One might think that we now live in a world of nation-states and that even if we were to assume that, by some kind of magic, our children’s birth and social connections would transform themselves into political membership, it would still be in children’s best interest to maintain this assumption. Nation-states give children protection, rights and opportunities. Citizenship is what gives our children rights to better schools and playgrounds and protect them from being expelled when they play Lego together. But is citizenship the solution, rather than the problem? If we are concerned by the children’s best interests, can we accept that, by birth, some children have rights that others do not? Is the children’s best interest to be assigned, at birth, to one national category?
Citizenship and sedentarism
Carens argues that descendants of settled immigrants should be granted citizenship at birth automatically. In a world as it is, where rights are granted by nation-states, this principle appears to be a clear extension of rights both in scope (immigrants’ children are given citizenship rights) and in procedure (citizenship is granted without application).

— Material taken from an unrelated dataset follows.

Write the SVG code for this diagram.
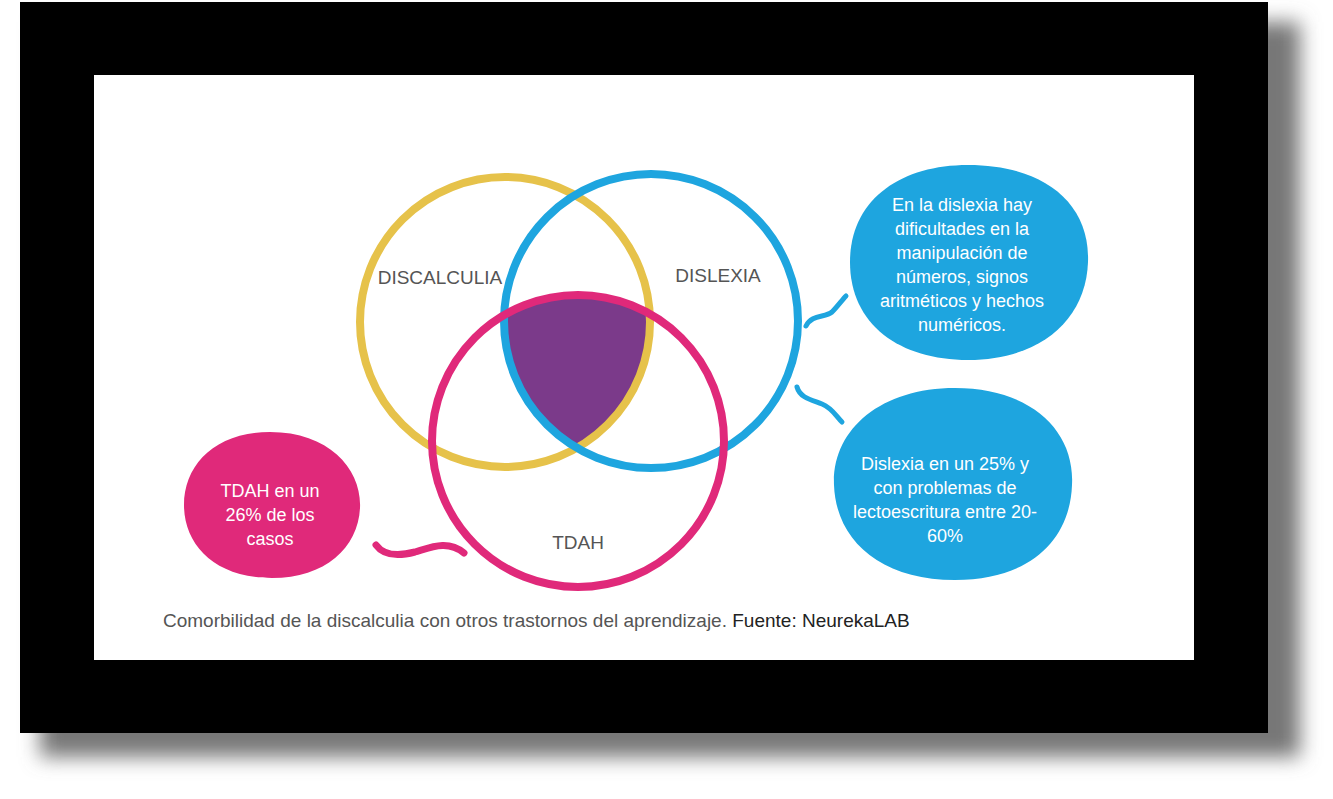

Our methodological nationalism prevents us from seeing the blind spot in this principle. I would argue that conceiving of this principle as limited to “settled” immigrants and as an “automatic” grant of citizenship raises some problems.
Methodological nationalism views people as settled by default. Elsewhere, I have called “sedentarism” the assumption that it is normal or preferable to stay rather than to go. Sedentarism is a bias which implicitly dominates the social sciences (they most often explain, analyze and classify mobility, not sedentary conduct) but is overtly defended in political philosophy (dominated by “normative” accounts). In political philosophy, spatial mobility is not an object of conceptual analysis. While sometimes philosophers mention that (internal) free movement is a primary good (Rawls, 1993), a basic right (Shue, 1980) or a central human capability (Nussbaum, 2000; Robeyns, 2003; Kronlid, 2008), almost no book in political theory is dedicated to analyzing what freedom of movement is and what is it good for. International mobility is always distinguished from internal mobility and analyzed as a kind of huge jump from one national container to another, a short and exceptional event in an otherwise sedentary life.
However, if we did not assume that social connections project us, by magic, into a community, we might pay more attention to how social connections are actually created. Spatial movement is a necessary condition for meeting people, and meeting people several times (that is, repeated movement) is a necessary condition for establishing durable social connections. The ability to move depends on wealth, infrastructures, health condition, gender and political power. The most privileged groups spend their lives moving back and forth, coming and going, on longer and shorter distances, for longer and shorter laps of time. Movement is intrinsic to our lives and to economy. To take only one example, in 2012 tourism accounted for 9% of the global GDP; the number of international tourists was more than one billion, whereas internal tourists accounted for 5-6 billions.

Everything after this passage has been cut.